Data lines:
+===+
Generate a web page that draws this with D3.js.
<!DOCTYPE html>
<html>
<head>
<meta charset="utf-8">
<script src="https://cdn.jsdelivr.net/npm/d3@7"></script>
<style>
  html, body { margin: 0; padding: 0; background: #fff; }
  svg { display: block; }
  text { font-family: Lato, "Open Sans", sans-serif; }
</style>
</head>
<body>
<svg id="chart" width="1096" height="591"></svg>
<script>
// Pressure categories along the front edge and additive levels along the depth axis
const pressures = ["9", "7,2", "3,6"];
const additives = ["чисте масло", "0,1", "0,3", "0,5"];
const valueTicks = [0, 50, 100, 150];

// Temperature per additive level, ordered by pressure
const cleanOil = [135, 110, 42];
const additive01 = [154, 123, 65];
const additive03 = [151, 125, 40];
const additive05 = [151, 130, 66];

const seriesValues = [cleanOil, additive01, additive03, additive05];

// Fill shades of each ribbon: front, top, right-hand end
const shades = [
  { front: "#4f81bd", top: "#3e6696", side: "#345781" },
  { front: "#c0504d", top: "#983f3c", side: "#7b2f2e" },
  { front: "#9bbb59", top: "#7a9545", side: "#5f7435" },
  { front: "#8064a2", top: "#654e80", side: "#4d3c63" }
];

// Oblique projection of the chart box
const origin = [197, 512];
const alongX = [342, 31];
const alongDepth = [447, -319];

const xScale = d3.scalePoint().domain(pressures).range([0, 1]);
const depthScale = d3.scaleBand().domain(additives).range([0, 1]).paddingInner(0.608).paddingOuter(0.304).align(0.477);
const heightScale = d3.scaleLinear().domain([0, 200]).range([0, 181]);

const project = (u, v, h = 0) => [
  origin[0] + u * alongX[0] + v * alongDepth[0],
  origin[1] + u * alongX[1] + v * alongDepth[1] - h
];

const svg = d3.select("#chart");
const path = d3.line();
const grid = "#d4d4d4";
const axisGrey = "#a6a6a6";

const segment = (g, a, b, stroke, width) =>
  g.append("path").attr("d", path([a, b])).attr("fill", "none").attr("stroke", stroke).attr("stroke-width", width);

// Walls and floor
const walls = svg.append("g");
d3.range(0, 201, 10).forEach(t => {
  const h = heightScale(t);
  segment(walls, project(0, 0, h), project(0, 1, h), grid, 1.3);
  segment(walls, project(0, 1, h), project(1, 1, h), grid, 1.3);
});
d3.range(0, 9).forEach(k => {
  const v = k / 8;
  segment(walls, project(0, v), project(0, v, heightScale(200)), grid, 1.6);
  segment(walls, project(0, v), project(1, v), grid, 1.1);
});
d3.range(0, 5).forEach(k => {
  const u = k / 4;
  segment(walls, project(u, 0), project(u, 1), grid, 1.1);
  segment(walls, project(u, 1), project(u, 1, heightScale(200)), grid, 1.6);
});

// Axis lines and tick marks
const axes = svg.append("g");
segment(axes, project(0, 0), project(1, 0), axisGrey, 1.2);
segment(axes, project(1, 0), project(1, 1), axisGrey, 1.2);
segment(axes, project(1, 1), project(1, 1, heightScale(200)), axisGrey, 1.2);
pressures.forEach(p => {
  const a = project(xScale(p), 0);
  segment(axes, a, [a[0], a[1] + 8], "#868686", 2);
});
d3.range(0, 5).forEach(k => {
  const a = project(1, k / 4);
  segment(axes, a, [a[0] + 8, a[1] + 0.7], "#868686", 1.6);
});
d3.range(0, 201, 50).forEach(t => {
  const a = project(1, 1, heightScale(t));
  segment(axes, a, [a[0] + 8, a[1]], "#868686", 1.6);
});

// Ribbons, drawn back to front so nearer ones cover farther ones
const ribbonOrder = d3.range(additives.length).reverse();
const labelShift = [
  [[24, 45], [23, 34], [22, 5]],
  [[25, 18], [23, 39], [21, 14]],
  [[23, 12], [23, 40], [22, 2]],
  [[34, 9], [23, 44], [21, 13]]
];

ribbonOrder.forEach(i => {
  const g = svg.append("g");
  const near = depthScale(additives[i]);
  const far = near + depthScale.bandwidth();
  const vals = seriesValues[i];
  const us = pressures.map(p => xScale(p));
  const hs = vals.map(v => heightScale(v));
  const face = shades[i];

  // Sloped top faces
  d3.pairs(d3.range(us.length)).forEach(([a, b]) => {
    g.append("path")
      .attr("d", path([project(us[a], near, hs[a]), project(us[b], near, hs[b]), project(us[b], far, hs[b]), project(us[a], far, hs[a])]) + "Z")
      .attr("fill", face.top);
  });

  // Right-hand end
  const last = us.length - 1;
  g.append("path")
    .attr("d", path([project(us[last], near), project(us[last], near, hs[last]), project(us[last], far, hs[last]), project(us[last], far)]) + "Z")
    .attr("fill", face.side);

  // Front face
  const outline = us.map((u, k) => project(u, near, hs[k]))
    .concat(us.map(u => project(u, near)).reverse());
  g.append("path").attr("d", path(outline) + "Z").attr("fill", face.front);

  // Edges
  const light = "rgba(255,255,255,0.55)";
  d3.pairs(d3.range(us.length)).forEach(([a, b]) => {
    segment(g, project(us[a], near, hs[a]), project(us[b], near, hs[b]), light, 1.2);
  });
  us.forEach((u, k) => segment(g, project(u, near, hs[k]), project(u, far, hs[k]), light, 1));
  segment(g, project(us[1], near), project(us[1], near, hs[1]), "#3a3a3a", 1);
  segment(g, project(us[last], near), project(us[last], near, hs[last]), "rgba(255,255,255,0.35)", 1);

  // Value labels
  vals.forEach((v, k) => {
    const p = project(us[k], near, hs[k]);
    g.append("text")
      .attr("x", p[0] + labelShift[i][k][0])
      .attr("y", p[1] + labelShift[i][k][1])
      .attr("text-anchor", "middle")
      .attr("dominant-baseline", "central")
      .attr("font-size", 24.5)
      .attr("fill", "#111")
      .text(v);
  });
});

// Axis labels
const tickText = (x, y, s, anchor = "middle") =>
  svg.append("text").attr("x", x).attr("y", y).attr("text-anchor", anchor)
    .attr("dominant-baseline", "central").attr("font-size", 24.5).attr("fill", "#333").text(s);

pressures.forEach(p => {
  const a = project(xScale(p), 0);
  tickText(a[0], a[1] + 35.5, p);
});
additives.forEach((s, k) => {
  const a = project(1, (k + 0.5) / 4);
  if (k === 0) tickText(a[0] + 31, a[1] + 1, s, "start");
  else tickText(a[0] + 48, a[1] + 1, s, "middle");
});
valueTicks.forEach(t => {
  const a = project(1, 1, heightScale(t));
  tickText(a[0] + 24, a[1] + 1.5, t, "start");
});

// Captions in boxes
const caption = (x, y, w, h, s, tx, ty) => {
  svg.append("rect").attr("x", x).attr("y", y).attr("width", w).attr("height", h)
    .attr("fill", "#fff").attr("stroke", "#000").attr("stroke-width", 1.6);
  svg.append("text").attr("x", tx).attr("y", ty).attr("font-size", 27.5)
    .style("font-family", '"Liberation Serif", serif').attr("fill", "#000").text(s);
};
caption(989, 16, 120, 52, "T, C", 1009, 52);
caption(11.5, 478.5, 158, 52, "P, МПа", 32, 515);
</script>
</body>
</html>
+===+
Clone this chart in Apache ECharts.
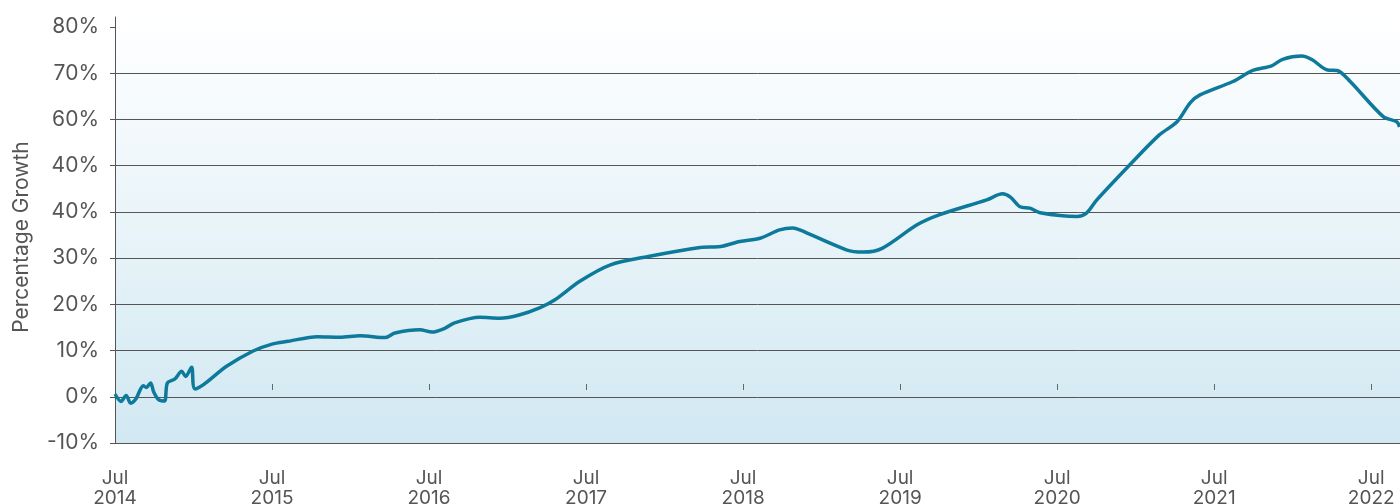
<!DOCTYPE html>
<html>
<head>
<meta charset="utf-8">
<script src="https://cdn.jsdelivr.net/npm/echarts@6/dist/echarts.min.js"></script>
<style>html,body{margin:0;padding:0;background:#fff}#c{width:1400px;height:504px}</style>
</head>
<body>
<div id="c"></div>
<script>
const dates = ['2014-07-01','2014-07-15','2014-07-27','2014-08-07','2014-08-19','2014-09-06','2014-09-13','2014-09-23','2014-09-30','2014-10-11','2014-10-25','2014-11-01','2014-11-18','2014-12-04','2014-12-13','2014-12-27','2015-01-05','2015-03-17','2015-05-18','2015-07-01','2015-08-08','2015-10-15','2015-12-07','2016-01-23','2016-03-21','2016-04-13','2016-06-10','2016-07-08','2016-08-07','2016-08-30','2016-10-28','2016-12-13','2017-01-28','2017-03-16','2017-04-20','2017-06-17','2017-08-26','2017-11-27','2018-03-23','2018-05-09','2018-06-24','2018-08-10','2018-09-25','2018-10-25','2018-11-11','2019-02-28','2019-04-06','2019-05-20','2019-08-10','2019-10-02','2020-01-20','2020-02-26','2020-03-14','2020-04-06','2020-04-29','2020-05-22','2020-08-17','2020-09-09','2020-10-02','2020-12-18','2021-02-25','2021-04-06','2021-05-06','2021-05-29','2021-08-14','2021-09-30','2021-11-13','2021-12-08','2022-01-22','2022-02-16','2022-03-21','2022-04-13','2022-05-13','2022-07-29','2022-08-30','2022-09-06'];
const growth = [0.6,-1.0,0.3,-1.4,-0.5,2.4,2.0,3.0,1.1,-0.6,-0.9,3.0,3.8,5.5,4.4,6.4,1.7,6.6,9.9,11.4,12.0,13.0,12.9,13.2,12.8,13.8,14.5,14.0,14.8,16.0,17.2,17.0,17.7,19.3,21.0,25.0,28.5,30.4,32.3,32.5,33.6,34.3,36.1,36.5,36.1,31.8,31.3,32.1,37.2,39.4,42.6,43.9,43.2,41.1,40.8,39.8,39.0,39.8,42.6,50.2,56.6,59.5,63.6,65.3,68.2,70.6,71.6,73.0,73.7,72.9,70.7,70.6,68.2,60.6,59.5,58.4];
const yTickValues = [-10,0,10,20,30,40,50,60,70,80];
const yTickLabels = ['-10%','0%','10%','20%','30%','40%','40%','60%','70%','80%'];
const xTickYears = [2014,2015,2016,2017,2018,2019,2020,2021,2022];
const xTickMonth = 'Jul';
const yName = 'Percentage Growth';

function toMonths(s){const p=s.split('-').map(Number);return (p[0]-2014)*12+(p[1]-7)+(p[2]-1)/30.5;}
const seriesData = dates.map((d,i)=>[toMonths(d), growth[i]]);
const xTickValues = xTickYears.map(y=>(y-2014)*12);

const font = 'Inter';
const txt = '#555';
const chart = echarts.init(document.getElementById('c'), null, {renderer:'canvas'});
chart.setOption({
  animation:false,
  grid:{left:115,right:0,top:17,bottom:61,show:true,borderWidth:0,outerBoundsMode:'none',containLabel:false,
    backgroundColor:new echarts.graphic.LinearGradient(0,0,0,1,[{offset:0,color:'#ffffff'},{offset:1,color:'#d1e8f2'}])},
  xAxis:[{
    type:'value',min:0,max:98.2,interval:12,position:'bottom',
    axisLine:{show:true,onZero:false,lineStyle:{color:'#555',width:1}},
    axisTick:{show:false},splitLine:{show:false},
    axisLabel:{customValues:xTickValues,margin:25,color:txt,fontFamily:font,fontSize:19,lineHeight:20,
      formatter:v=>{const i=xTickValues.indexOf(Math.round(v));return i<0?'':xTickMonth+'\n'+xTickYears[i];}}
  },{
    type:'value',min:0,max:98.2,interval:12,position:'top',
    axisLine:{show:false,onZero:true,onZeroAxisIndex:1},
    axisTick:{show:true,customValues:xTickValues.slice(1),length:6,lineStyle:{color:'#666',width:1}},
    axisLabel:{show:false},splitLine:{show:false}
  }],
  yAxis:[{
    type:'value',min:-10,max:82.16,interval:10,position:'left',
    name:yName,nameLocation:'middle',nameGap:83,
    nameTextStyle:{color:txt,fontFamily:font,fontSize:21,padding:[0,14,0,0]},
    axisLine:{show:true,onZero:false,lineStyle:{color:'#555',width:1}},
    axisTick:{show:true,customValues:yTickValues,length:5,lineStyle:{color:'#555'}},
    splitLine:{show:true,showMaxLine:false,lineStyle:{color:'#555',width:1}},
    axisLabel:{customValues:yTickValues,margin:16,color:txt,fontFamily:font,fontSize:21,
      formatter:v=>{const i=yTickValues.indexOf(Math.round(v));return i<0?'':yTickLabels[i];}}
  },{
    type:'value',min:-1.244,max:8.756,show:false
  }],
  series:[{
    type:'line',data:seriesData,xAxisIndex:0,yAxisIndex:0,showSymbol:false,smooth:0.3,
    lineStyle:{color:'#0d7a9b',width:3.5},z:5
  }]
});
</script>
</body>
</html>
+===+
Task brief: In the listing above, find the line containing "Generate a web" and the line containing "additive01, additive03, additive05];", then quote both, plus every line between them, exactly as written.

Completed exercise:
Generate a web page that draws this with D3.js.
<!DOCTYPE html>
<html>
<head>
<meta charset="utf-8">
<script src="https://cdn.jsdelivr.net/npm/d3@7"></script>
<style>
  html, body { margin: 0; padding: 0; background: #fff; }
  svg { display: block; }
  text { font-family: Lato, "Open Sans", sans-serif; }
</style>
</head>
<body>
<svg id="chart" width="1096" height="591"></svg>
<script>
// Pressure categories along the front edge and additive levels along the depth axis
const pressures = ["9", "7,2", "3,6"];
const additives = ["чисте масло", "0,1", "0,3", "0,5"];
const valueTicks = [0, 50, 100, 150];

// Temperature per additive level, ordered by pressure
const cleanOil = [135, 110, 42];
const additive01 = [154, 123, 65];
const additive03 = [151, 125, 40];
const additive05 = [151, 130, 66];

const seriesValues = [cleanOil, additive01, additive03, additive05];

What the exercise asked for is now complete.